## COLLECTED MATERIAL
"""
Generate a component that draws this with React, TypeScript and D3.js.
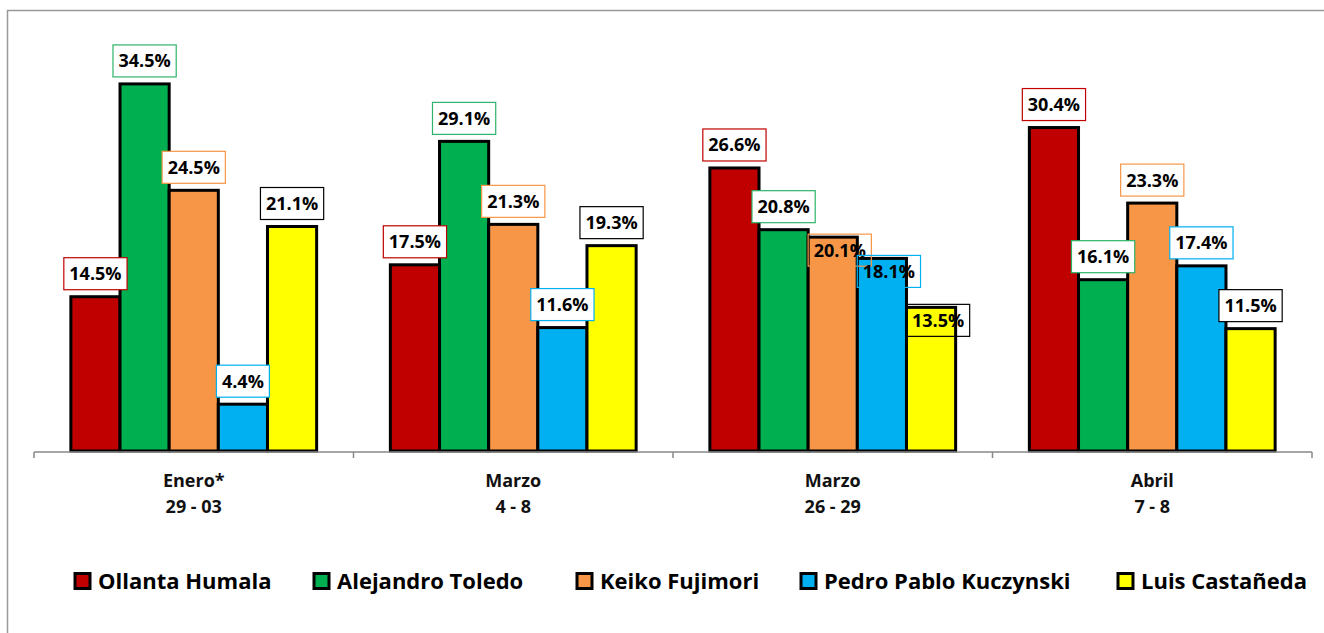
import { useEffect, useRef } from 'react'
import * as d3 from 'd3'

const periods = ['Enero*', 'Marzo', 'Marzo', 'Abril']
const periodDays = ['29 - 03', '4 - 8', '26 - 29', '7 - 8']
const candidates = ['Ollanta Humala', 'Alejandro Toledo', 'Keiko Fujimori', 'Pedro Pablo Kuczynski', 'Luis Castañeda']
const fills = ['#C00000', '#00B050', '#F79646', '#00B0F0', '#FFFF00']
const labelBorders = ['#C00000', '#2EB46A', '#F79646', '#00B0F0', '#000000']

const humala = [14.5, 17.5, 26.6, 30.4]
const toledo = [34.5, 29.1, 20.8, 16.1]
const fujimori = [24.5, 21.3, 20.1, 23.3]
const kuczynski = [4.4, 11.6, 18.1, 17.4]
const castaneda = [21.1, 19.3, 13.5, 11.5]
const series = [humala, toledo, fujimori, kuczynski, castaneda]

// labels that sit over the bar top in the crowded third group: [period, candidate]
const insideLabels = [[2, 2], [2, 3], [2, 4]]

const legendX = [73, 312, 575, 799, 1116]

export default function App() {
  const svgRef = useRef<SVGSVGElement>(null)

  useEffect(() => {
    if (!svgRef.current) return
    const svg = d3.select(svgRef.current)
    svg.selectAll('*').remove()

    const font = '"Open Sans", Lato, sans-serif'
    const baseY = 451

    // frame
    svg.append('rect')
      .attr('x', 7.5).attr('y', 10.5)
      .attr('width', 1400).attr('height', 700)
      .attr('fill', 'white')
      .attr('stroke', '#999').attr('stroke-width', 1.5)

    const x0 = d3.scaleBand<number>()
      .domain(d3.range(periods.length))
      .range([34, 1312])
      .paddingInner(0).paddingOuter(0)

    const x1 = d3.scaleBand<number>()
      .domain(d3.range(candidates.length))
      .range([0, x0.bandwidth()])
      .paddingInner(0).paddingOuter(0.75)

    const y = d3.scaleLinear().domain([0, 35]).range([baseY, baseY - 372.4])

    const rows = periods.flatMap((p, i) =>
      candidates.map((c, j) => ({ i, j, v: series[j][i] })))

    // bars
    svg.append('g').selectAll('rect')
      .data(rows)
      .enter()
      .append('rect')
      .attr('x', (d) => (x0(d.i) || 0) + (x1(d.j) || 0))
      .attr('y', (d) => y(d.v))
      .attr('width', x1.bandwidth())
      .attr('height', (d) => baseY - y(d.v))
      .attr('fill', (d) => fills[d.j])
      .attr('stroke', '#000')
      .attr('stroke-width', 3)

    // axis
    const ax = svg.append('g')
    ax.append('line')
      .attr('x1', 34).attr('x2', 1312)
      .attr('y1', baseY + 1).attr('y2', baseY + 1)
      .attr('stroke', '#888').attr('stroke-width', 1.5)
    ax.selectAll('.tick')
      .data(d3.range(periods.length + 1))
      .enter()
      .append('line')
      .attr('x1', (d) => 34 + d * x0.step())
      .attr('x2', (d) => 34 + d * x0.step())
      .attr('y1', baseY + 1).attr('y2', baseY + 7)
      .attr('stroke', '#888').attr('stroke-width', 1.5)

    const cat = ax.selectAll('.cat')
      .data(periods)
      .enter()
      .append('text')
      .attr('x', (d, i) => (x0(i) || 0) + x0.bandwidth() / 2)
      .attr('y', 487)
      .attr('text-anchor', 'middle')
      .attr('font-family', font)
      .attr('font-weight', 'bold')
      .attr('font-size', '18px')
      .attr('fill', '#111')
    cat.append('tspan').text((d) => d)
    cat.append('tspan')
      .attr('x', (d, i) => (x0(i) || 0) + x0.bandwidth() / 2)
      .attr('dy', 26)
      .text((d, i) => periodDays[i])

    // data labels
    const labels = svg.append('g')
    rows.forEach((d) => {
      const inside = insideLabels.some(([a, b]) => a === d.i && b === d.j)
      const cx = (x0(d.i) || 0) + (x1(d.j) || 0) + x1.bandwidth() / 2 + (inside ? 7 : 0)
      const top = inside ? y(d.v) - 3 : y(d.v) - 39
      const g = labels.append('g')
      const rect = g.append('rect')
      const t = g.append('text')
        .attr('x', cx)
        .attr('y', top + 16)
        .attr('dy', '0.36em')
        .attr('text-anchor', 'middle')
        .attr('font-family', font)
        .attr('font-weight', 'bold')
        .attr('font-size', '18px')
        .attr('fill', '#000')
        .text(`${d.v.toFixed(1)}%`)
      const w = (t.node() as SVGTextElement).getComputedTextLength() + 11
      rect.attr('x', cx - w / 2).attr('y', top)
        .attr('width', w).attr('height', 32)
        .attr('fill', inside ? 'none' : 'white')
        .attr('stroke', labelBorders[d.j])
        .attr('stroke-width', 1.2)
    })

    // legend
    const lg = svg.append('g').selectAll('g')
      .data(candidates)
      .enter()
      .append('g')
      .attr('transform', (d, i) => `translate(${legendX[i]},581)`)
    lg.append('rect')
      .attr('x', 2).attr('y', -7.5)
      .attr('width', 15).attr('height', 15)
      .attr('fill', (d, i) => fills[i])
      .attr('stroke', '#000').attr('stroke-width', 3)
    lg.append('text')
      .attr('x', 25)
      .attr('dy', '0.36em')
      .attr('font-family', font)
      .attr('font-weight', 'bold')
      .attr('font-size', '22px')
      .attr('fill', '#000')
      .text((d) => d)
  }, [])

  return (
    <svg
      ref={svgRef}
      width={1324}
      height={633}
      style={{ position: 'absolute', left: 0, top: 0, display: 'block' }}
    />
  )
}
"""
## CHALLENGE
Extract, word for word, each line from the top of the data down to and including the line with "import * as d3 from 'd3'"; skip the pictures.

## OUTPUT OF THE EXERCISE
Generate a component that draws this with React, TypeScript and D3.js.
import { useEffect, useRef } from 'react'
import * as d3 from 'd3'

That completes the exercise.